__Do this__. Using the entries shown below, output the line containing "Give me the matplotlib source for this chart.", the line containing "import pandas as pd", and every line between them, exactly. Pictures are omitted.

__Input records__.
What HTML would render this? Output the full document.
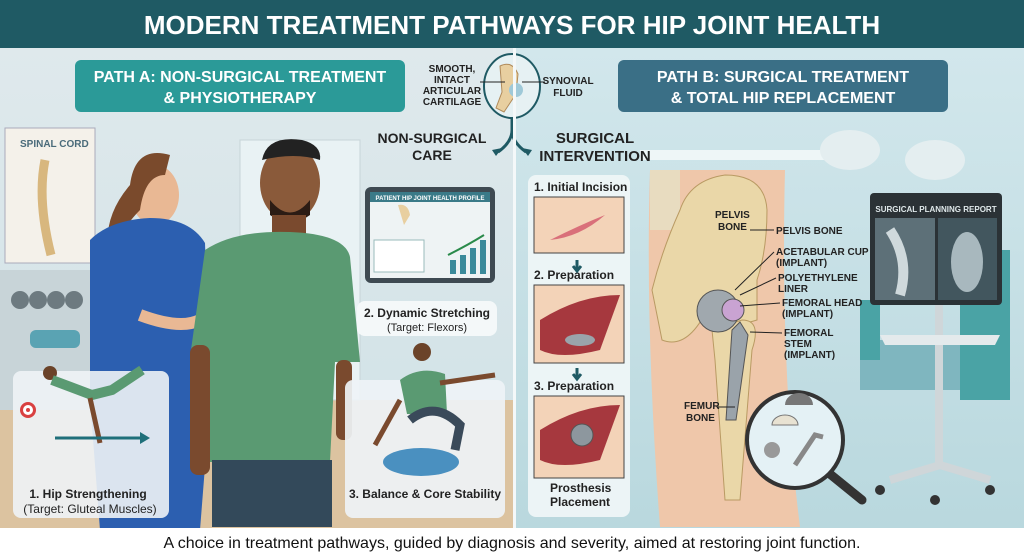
---
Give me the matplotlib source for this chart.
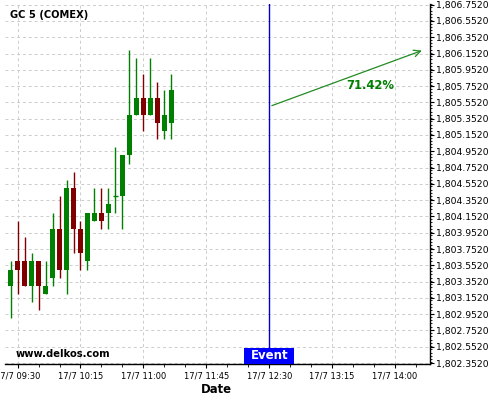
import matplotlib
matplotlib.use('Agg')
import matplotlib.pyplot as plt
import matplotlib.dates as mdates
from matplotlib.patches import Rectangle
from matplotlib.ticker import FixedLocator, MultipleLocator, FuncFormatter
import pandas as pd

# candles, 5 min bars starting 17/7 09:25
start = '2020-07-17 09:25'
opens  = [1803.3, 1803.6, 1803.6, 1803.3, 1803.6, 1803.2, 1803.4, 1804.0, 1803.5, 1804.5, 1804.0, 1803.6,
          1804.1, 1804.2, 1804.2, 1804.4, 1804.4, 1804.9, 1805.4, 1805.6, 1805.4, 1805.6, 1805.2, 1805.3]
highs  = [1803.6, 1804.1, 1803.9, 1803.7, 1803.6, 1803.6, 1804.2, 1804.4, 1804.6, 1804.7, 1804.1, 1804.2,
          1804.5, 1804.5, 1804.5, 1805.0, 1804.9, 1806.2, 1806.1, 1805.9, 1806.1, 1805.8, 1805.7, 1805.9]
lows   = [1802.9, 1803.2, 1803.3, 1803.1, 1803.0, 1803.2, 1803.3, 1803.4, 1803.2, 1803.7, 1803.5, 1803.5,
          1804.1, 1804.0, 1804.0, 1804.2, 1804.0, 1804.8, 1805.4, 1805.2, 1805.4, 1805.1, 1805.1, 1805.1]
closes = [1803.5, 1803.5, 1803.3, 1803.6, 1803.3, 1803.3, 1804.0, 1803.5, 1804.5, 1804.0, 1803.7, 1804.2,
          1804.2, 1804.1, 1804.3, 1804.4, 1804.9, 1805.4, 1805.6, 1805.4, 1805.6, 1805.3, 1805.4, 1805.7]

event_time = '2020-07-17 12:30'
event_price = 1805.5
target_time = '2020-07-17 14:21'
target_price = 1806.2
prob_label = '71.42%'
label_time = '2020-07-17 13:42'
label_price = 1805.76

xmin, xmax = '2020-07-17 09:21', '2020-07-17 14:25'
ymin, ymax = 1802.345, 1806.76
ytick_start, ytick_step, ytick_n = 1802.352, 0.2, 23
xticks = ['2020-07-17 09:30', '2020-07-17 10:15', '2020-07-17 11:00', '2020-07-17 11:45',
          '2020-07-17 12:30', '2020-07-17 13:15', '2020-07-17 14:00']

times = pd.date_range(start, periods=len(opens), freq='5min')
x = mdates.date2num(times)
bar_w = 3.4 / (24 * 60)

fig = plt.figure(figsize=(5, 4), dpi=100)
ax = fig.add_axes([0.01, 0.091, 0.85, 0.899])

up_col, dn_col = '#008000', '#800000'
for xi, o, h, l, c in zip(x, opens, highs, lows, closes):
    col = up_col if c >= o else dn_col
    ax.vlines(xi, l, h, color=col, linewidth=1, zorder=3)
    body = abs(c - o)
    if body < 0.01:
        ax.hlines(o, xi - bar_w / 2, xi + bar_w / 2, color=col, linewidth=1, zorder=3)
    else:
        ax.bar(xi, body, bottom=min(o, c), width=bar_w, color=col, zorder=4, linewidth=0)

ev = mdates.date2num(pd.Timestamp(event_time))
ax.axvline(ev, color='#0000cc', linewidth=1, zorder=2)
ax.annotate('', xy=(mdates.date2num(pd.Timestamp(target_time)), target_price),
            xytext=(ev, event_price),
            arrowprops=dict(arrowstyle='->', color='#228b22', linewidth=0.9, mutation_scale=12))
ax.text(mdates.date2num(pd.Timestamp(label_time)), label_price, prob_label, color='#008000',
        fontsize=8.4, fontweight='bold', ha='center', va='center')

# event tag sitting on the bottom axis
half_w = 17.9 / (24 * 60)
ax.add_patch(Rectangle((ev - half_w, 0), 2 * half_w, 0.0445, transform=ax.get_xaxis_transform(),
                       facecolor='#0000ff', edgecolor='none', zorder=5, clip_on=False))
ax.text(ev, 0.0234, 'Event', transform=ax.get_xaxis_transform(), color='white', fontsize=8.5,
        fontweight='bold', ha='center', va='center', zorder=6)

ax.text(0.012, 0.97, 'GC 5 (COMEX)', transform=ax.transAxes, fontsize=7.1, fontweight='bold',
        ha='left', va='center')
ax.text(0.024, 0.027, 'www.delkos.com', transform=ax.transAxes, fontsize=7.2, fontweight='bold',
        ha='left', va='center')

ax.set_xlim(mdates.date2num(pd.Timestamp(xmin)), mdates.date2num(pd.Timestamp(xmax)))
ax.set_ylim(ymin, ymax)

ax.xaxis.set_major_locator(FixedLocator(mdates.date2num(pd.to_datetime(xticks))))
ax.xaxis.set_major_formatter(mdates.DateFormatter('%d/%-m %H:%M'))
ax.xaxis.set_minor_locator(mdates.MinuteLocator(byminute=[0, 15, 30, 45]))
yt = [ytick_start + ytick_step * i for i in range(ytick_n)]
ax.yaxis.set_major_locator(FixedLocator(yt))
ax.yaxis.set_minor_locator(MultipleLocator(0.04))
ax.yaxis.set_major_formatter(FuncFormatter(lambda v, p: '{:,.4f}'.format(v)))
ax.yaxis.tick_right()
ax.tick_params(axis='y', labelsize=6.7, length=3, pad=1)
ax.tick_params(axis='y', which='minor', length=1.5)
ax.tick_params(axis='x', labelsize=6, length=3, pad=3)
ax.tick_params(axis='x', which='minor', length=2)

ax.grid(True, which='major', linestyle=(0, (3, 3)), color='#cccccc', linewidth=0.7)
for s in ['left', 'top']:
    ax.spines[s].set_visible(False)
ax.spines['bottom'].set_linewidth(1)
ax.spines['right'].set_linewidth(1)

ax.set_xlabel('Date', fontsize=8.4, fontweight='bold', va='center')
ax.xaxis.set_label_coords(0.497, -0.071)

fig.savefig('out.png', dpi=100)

__The answer__.
Give me the matplotlib source for this chart.
import matplotlib
matplotlib.use('Agg')
import matplotlib.pyplot as plt
import matplotlib.dates as mdates
from matplotlib.patches import Rectangle
from matplotlib.ticker import FixedLocator, MultipleLocator, FuncFormatter
import pandas as pd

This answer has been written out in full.